While this may appear somewhat less scandalous than the university giving generous packages to administrators who have not even completed their mandates, it still raises significant questions. And like any serious issue, context is key.

Since the 2012-2013 school year, Concordia has suffered a series of major budget cuts under various governments’ austerity regimes. Between then and the beginning of the 2015-2016 year, the university has had a total of $36.6 million cut from its budget.

This has, obviously, had a negative effect on students at the university. The cuts have forced the university to cut seven per cent of the university’s courses. Class sizes have increased, and teaching assistants have taken a more prominent role in the classroom.

In response to budget cuts, the university also instituted a “voluntary departure program,” where they paid staff members to leave their jobs and then abolished the positions. A total of 65 positions were abolished as part of this program. At least 40 teaching positions have been intentionally left vacant in order to cut down on costs.

As another way of making up for this budget shortfall, the university attempted to increase the tuition for international undergraduate students in the deregulated programs of engineering, computer science, mathematics and pure sciences. The plan ultimately failed late last semester, when students mobilized against the Board of Governors.

Noticeably absent from this list of actions that Concordia has taken in response to budget cuts is any measure that affects the payroll of the senior administration. As the ones who determine implementation of budgets—and budget cuts—Concordia’s administrators have shown themselves willing to push costs onto students and faculty instead of dipping into their own members’ salaries.

It’s no small wonder, then, that the administration has been hesitant to seriously denounce budget cuts in higher education. As long as the cost of budget cuts can be pushed off onto students, rather than within the already inflated admin pay, we can’t expect Concordia’s administrators to effectively challenge provincial austerity. If admins had to shoulder some of the burden of austerity themselves, maybe they would be more likely to denounce it.

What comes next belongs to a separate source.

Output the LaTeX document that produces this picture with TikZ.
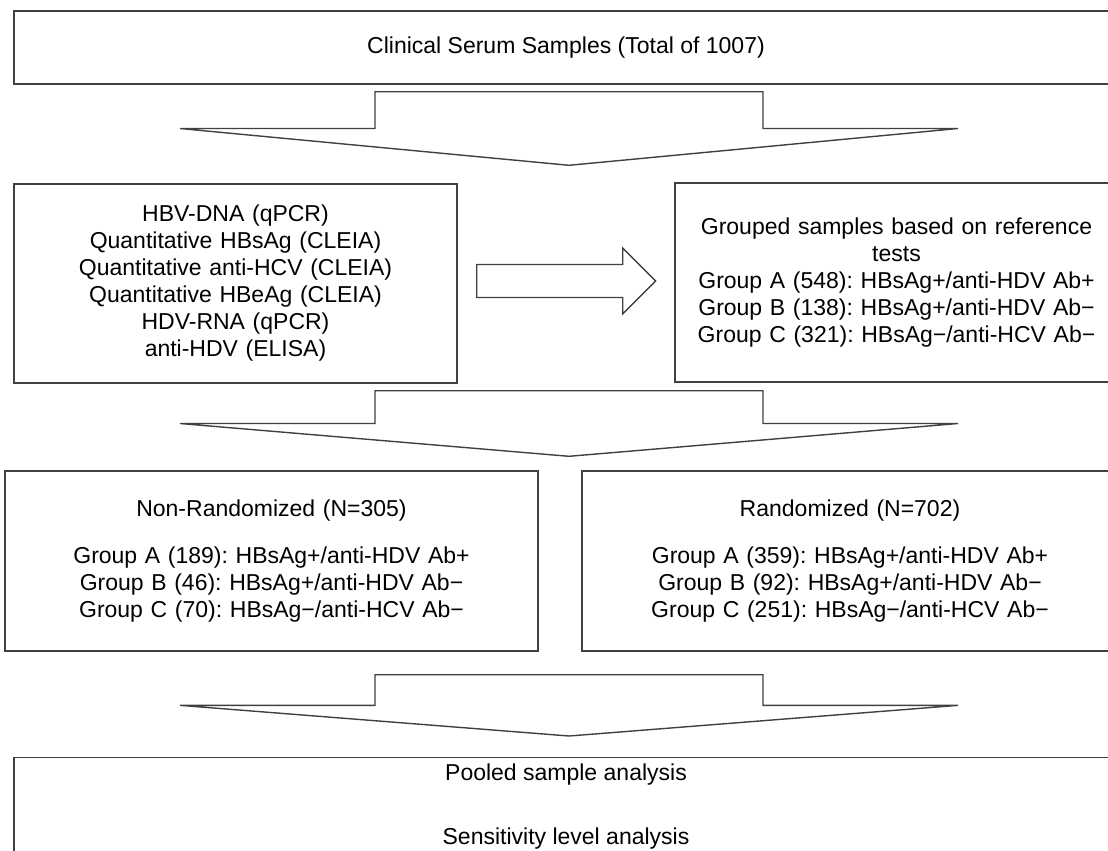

The administration uses policy to justify the packages. They say that they’re granted automatically, and not as a conscious choice by the administration. However, this same administration has shown itself willing to change its policies to adapt to austerity in other circumstances—specifically when those changes affect students. Why should admin pay be treated as something sacred?

We at The Link believe that, at the very least, the administration should be re-thinking their pay structure and considering a significant drop in admin salary. Budget cuts from the provincial government should be implemented equitably, rather than being shouldered by the least powerful blocs at the university.

Beyond that, we also believe that the administration should be mounting a public and visible campaign in favor of large-scale public reinvestment in higher education—a reversal of the past years’ austerity. If that were to be successful, then maybe they would have earned those administrative leave packages.